Worst Jokes Ever
Did you hear about the new P. Diddy meal in McDonald's? It's a 56-year-old meat inside a 12-year-old bun.
A skeleton goes sky diving. Doesn't come back in one piece.
Three men are traveling through the desert when their single camel dies. They walk for a while, but then it becomes night. Desperate for shelter, they suddenly stumble across a tent, and inside are three beautiful women. The men were not only lost but horny, too, so they begin to have sex with the women. But the tent belongs to a prince, and these three women were his wives, so he is very angry when he arrives an hour later and sees three strangers having sex with his wives. He tells the three men he will chop off their penises as punishment, in some way relating to their job. He asks the first man what his job is:
The guy says, "I'm a fireman."
The prince says, "Then we'll burn your dick off!"
The second guy says, "I'm an employee at the shooting range."
The prince says, "Then we'll shoot your dick off!"
The third guy smiles and says, "I'm a lollipop salesman."
I walked in on my dad fucking my little brother. I don't know what was worse: the fact that he was fucking my brother, or the fact that the abortion clinic let my parents take the fetus home....
What's the difference between a school and an ISIS military base? Don't ask me, I only fly the drone.
Why do people in Alabama like eating sandwiches? They like things in bread.
Well, I'm off to the orphanage to tell "yo mama" jokes.
I asked, "Where are your parents?" and oh god, I love working at an orphanage.
What kind of woman does Bill Cosby like the most?
The “cold and passed out” kind.
Famous last words:
"Don't worry man, it's not even loaded."
At first, I was a boy trapped in a girl's body, then I was born.
What's better than roses on a piano?
Tulips on an organ.
What's the leading cause of pedophilia? Sexy children.
What does it mean when a man has a dodgy past? It means he has skeletons in his closet.
What does it mean when a man likes Lana Del Rey better than Ed Sheeran? It means he has a closet full of women's leather pants (but no women in their dating history).
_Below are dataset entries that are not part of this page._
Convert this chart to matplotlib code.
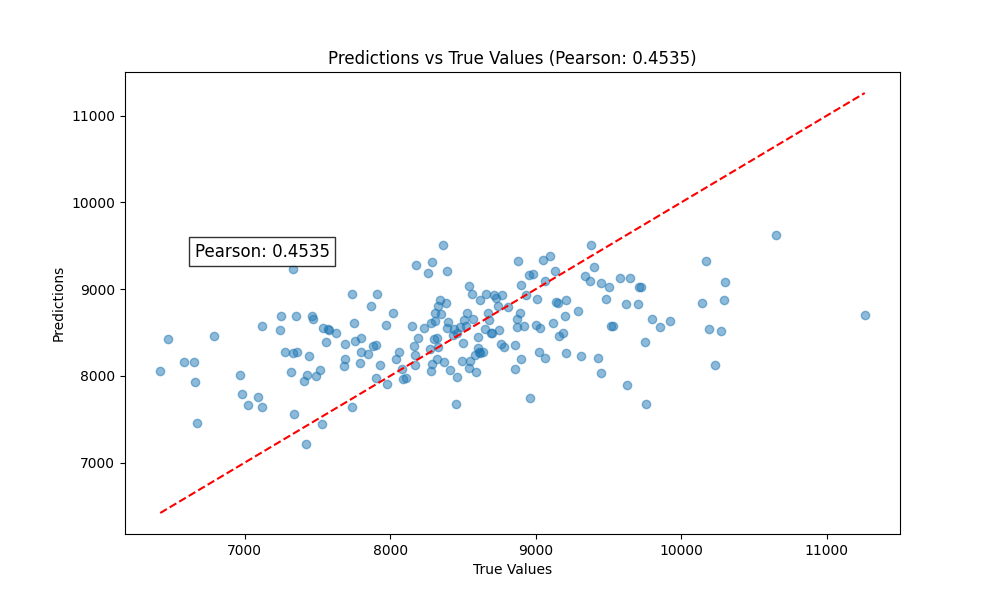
import matplotlib
matplotlib.use("Agg")
import matplotlib.pyplot as plt
import numpy as np

# values
true_values = [6420, 6470, 6580, 6650, 6660, 6670, 6790, 6970, 6980, 7020, 7090, 7120, 7120, 7240, 7250, 7280,
               7320, 7330, 7330, 7340, 7350, 7360, 7410, 7420, 7430, 7440, 7460, 7470, 7490, 7520, 7530, 7540,
               7560, 7570, 7580, 7630, 7680, 7690, 7690, 7740, 7740, 7750, 7760, 7790, 7800, 7800, 7850, 7870,
               7880, 7900, 7900, 7910, 7930, 7970, 7980, 8020, 8040, 8060, 8080, 8090, 8110, 8150, 8160, 8170,
               8170, 8180, 8190, 8230, 8260, 8270, 8280, 8280, 8290, 8290, 8300, 8310, 8310, 8320, 8320, 8330,
               8330, 8340, 8350, 8360, 8370, 8380, 8390, 8390, 8400, 8410, 8430, 8440, 8450, 8460, 8460, 8480,
               8490, 8500, 8510, 8520, 8530, 8540, 8540, 8550, 8560, 8570, 8580, 8590, 8600, 8600, 8610, 8620,
               8620, 8640, 8650, 8660, 8670, 8680, 8690, 8700, 8710, 8730, 8740, 8750, 8760, 8770, 8780, 8810,
               8860, 8860, 8870, 8870, 8880, 8890, 8900, 8900, 8920, 8930, 8950, 8960, 8980, 9000, 9010, 9020,
               9030, 9050, 9060, 9060, 9100, 9120, 9130, 9140, 9150, 9160, 9190, 9200, 9210, 9210, 9290, 9310,
               9340, 9370, 9380, 9400, 9430, 9450, 9450, 9480, 9500, 9520, 9530, 9580, 9620, 9630, 9650, 9700,
               9710, 9720, 9750, 9760, 9800, 9850, 9920, 10140, 10170, 10190, 10230, 10270, 10290, 10300, 10650,
               11260]
predictions = [8060, 8430, 8160, 8160, 7930, 7460, 8460, 8010, 7790, 7670, 7760, 7640, 8570, 8530, 8690, 8280,
               8050, 9230, 8260, 7560, 8690, 8270, 7940, 7210, 8010, 8230, 8690, 8660, 8000, 8070, 7450, 8550,
               8390, 8540, 8530, 8490, 8110, 8370, 8200, 8940, 7640, 8610, 8400, 8150, 8270, 8440, 8250, 8800,
               8350, 8360, 7970, 8940, 8120, 8590, 7910, 8730, 8190, 8270, 8080, 7960, 7970, 8580, 8350, 8240,
               8120, 9280, 8440, 8550, 9190, 8310, 8610, 8060, 8140, 9310, 8420, 8720, 8630, 8200, 8440, 8330,
               8800, 8880, 8710, 9510, 8160, 8840, 8550, 9210, 8620, 8070, 8470, 8540, 7680, 7990, 8500, 8560,
               8170, 8380, 8640, 8580, 8720, 9040, 8090, 8170, 8940, 8660, 8240, 8050, 8320, 8450, 8280, 8870,
               8260, 8270, 8540, 8940, 8730, 8640, 8500, 8500, 8930, 8900, 8810, 8530, 8370, 8930, 8330, 8790,
               8080, 8360, 8660, 8560, 9320, 8730, 9050, 8200, 8570, 8930, 9160, 7750, 9170, 8590, 8890, 8280,
               8550, 9340, 9090, 8210, 9380, 8610, 9210, 8850, 8840, 8460, 8500, 8690, 8880, 8260, 8750, 8230,
               9150, 9090, 9510, 9250, 8210, 8030, 9070, 8890, 9020, 8570, 8570, 9130, 8830, 7890, 9130, 8830,
               9030, 9020, 8390, 7680, 8650, 8560, 8630, 8840, 9320, 8540, 8130, 8520, 8870, 9080, 9620,
               8700]
pearson = 0.4535

fig, ax = plt.subplots(figsize=(10, 6), dpi=100)
ax.scatter(true_values, predictions, alpha=0.5)
lo, hi = min(true_values), max(true_values)
ax.plot([lo, hi], [lo, hi], 'r--', lw=1.5)
ax.set_xlabel("True Values")
ax.set_ylabel("Predictions")
ax.set_title(f"Predictions vs True Values (Pearson: {pearson:.4f})")
ax.text(0.09, 0.6, f"Pearson: {pearson:.4f}", transform=ax.transAxes, fontsize=12,
        bbox=dict(facecolor='white', alpha=0.8))
fig.savefig("out.png")
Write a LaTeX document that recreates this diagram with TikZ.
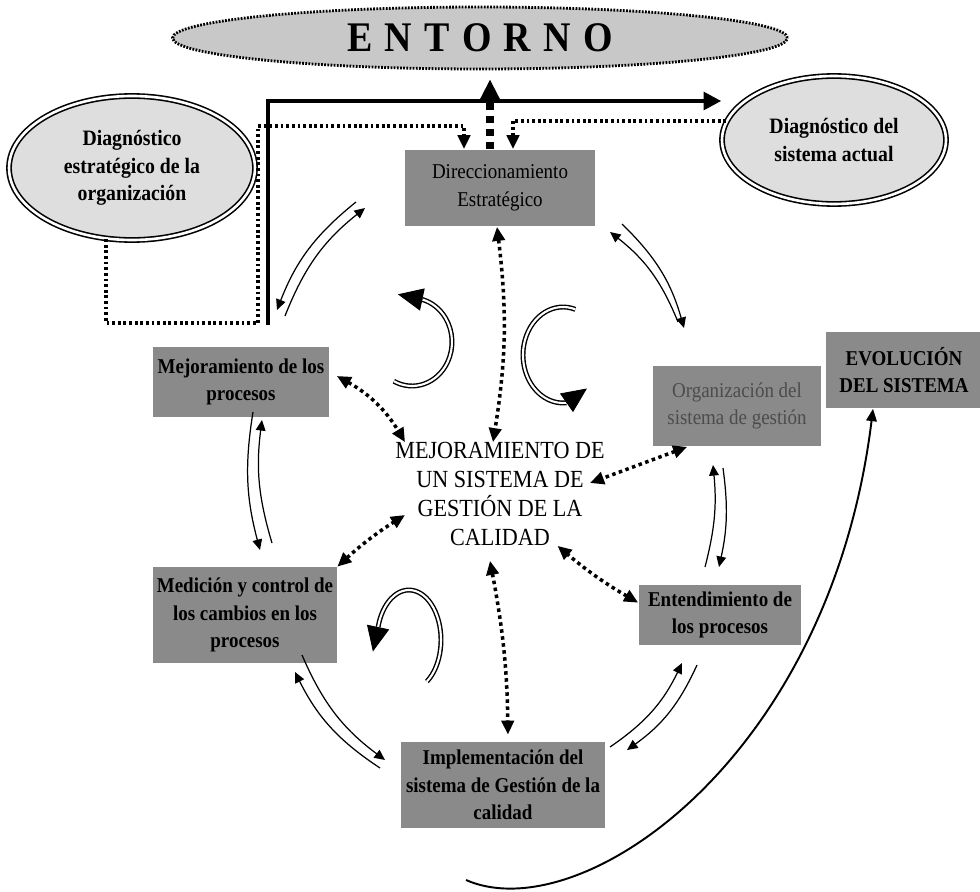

Three rednecks, Billy, Joe, and John, are talking about their hobbies. They agree on shooting. John says, "I like shooting animals." Joe says, "I like shooting birds." Billy says, "I like shooting cans." Joe and John ask, "What kind of cans, like bear cans, Pepsi cans, or cola cans?" Billy responds, "Africans, Mexicans, Jamaicans, and Asian Americans."
Q. How does a girl from Alabama know when her mom is on the rag?
A. She can taste it on her brother's cock.
You'd think the Catholic Church would be thankful for condoms, less DNA evidence.
I banged a German chick one time. I tried anal and asked her to rate the experience. She kept yelling "9! 9! 9!"
What's so similar between a pregnant 14 year old and the sperm inside her? They're both thinking, "Oh shit, my mum is gonna kill me!"
Man: "Is your body from McDonald's?"
Woman: "Why, because you're loving it?"
Man: "No, because it's fat and greasy."